Fahad Saeed, a climate scientist with the Islamabad-based group Climate Analytics, told that Pakistan was in a dilemma. The country needs money to adapt to the crisis, but because it has to pay for the damage already being caused by extreme weather, it will struggle to find the funds it needs to adapt.
“What is happening right now with 1.2 degrees Celsius warming is not because of the poor people of Pakistan,” he said. “They are not responsible for it, and this brings up the issue of climate justice in a very clear way.”
He added that Pakistan, like many developing nations, needs to lift more people out of poverty, something difficult to do amid back-to-back extreme weather events with so little financial support from abroad.

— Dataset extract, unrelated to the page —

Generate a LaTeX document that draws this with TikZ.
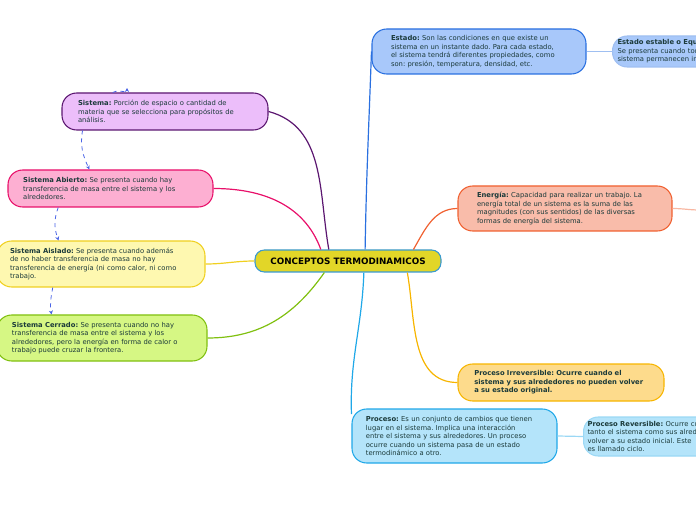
\documentclass[tikz,border=0pt]{standalone}
\usepackage{fontspec}
\setmainfont{DejaVu Sans}
\usepackage{xcolor}
\usetikzlibrary{arrows.meta}
\frenchspacing

\definecolor{txt}{HTML}{1B3A3A}
\definecolor{cMain}{HTML}{3A9AD0}  \definecolor{fMain}{HTML}{E2D628}
\definecolor{cEst}{HTML}{2A70E0}  \definecolor{fEst}{HTML}{A8C8FA}
\definecolor{cEne}{HTML}{F06030}  \definecolor{fEne}{HTML}{F9BCAA}
\definecolor{cIrr}{HTML}{F7B500}  \definecolor{fIrr}{HTML}{FDDB8C}
\definecolor{cPro}{HTML}{20A8E8}  \definecolor{fPro}{HTML}{B4E4FA}
\definecolor{cSis}{HTML}{5B1670}  \definecolor{fSis}{HTML}{ECBEFA}
\definecolor{cAbi}{HTML}{E8106A}  \definecolor{fAbi}{HTML}{FDAFD2}
\definecolor{cAis}{HTML}{F0D020}  \definecolor{fAis}{HTML}{FEF8B0}
\definecolor{cCer}{HTML}{80C010}  \definecolor{fCer}{HTML}{D6F784}
\definecolor{cRel}{HTML}{4A64E6}

\begin{document}
\begin{tikzpicture}[x=0.75pt, y=-0.75pt, line width=0.9pt,
  every node/.style={rounded corners=11pt, line width=0.8pt, align=left,
    text=txt, inner sep=0pt, font=\fontsize{5.1}{6.4}\selectfont\frenchspacing},
]
\tikzset{
  tema/.style 2 args={draw=#1, fill=#2},
  rel/.style={cRel, dashed, line width=0.6pt, -{Stealth[length=3pt, width=3pt]}},
}
  \useasboundingbox (0,0) rectangle (696,520);
  \clip (0,0) rectangle (696,520);

  % Nodes
  \node[tema={cMain}{fMain}, minimum width=139.5pt, minimum height=16.5pt, rounded corners=7pt, text=black,
    font=\fontsize{6.6}{8}\selectfont\bfseries] (main) at (348,261) {CONCEPTOS TERMODINAMICOS};

  \node[tema={cEst}{fEst}, minimum width=160.5pt, minimum height=33.75pt, text width=132pt] (estado) at (479,51.5)
    {\textbf{Estado:} Son las condiciones en que existe un\\sistema en un instante dado. Para cada estado,\\el sistema tendrá diferentes propiedades, como\\son: presión, temperatura, densidad, etc.};
  \node[tema={cEst!45}{fEst}, anchor=west, minimum height=23.25pt, inner xsep=3.75pt, text width=150pt] (estable) at (612,51.5)
    {\textbf{Estado estable o Equilibrio:}\\Se presenta cuando todas las propiedades del\\sistema permanecen invariables.};
  \node[tema={cEne}{fEne}, minimum width=160.5pt, minimum height=33.75pt, text width=132pt] (energia) at (565,208.5)
    {\textbf{Energía:} Capacidad para realizar un trabajo. La\\energía total de un sistema es la suma de las\\magnitudes (con sus sentidos) de las diversas\\formas de energía del sistema.};
  \node[tema={cIrr}{fIrr}, minimum width=154.5pt, minimum height=27.75pt, text width=130pt] (irrev) at (561,382.5)
    {\textbf{Proceso Irreversible: Ocurre cuando el}\\\textbf{sistema y sus alrededores no pueden volver}\\\textbf{a su estado original.}};
  \node[tema={cPro}{fPro}, minimum width=153.75pt, minimum height=40.5pt, text width=133pt] (proceso) at (454.5,436)
    {\textbf{Proceso:} Es un conjunto de cambios que tienen\\lugar en el sistema. Implica una interacción\\entre el sistema y sus alrededores. Un proceso\\ocurre cuando un sistema pasa de un estado\\termodinámico a otro.};
  \node[tema={cPro!45}{fPro}, anchor=west, minimum height=29.25pt, inner xsep=3pt, text width=150pt] (rev) at (583,436.5)
    {\textbf{Proceso Reversible:} Ocurre cuando\\tanto el sistema como sus alrededores pueden\\volver a su estado inicial. Este\\es llamado ciclo.};

  \node[tema={cSis}{fSis}, minimum width=154.5pt, minimum height=27.75pt, text width=130.5pt] (sistema) at (165,111.5)
    {\textbf{Sistema:} Porción de espacio o cantidad de\\materia que se selecciona para propósitos de\\análisis.};
  \node[tema={cAbi}{fAbi}, minimum width=153.75pt, minimum height=27.75pt, text width=131pt] (abierto) at (110.5,188.5)
    {\textbf{Sistema Abierto:} Se presenta cuando hay\\transferencia de masa entre el sistema y los\\alrededores.};
  \node[tema={cAis}{fAis}, minimum width=156pt, minimum height=34.5pt, text width=136.5pt] (aislado) at (101,264)
    {\textbf{Sistema Aislado:} Se presenta cuando además\\de no haber transferencia de masa no hay\\transferencia de energía (ni como calor, ni como\\trabajo.};
  \node[tema={cCer}{fCer}, minimum width=157.5pt, minimum height=34.5pt, text width=135pt] (cerrado) at (102,338)
    {\textbf{Sistema Cerrado:} Se presenta cuando no hay\\transferencia de masa entre el sistema y los\\alrededores, pero la energía en forma de calor o\\trabajo puede cruzar la frontera.};

  \coordinate (sigue) at (700,210);
  \coordinate (arriba) at (127,88);

  % Edges
  \draw[cSis] (main.149) to[out=100, in=-15] (sistema.east);
  \draw[cAbi] (main.157) to[out=110, in=0] (abierto.east);
  \draw[cAis] (main.west) to[out=180, in=0] (aislado.east);
  \draw[cCer] (main.206) to[out=-125, in=0] (cerrado.east);
  \draw[cEst] (main.34) to[out=89, in=-92] (estado.west);
  \draw[cEne] (main.10) to[out=60, in=180] (energia.west);
  \draw[cIrr] (main.-11) to[out=-80, in=180] (irrev.west);
  \draw[cPro] (main.-36) to[out=-92, in=92] (proceso.168);
  \draw[cEst!45] (estado.east) -- (estable.west);
  \draw[cPro!45] (proceso.east) -- (rev.west);
  \draw[cEne!45] (energia.east) to[out=0, in=180] (sigue);

  \draw[rel] (sistema.160.6) to[out=40, in=-90] (arriba);
  \draw[rel] (sistema.193) to[out=-100, in=115] (abierto.138);
  \draw[rel] (abierto.200) to[out=-110, in=110] (aislado.151);
  \draw[rel] (aislado.206) to[out=-100, in=100] (cerrado.155);

\end{tikzpicture}
\end{document}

Saeed said Pakistan was in “a position to make strong arguments” at the COP27 international climate talks in Egypt in November that other nations should help it pay to recover. Developed and developing nations have remained generally divided on the issue for years.
The developed world agreed more than a decade ago to transfer at least $100 billion a year by 2020 to developing nations to help them transition away from fossil fuels, but also to adapt to climate change. That amount has never been delivered in its entirety.
More controversial is the issue of who should pay for the destruction. At the COP26 climate talks in Glasgow, the US was one of several advanced nations to oppose mandatory “loss and damage” payments, essentially climate compensation, particularly for schemes based on historical liability.
Historically, the US accounts for the largest amount of greenhouse gas emissions in the world.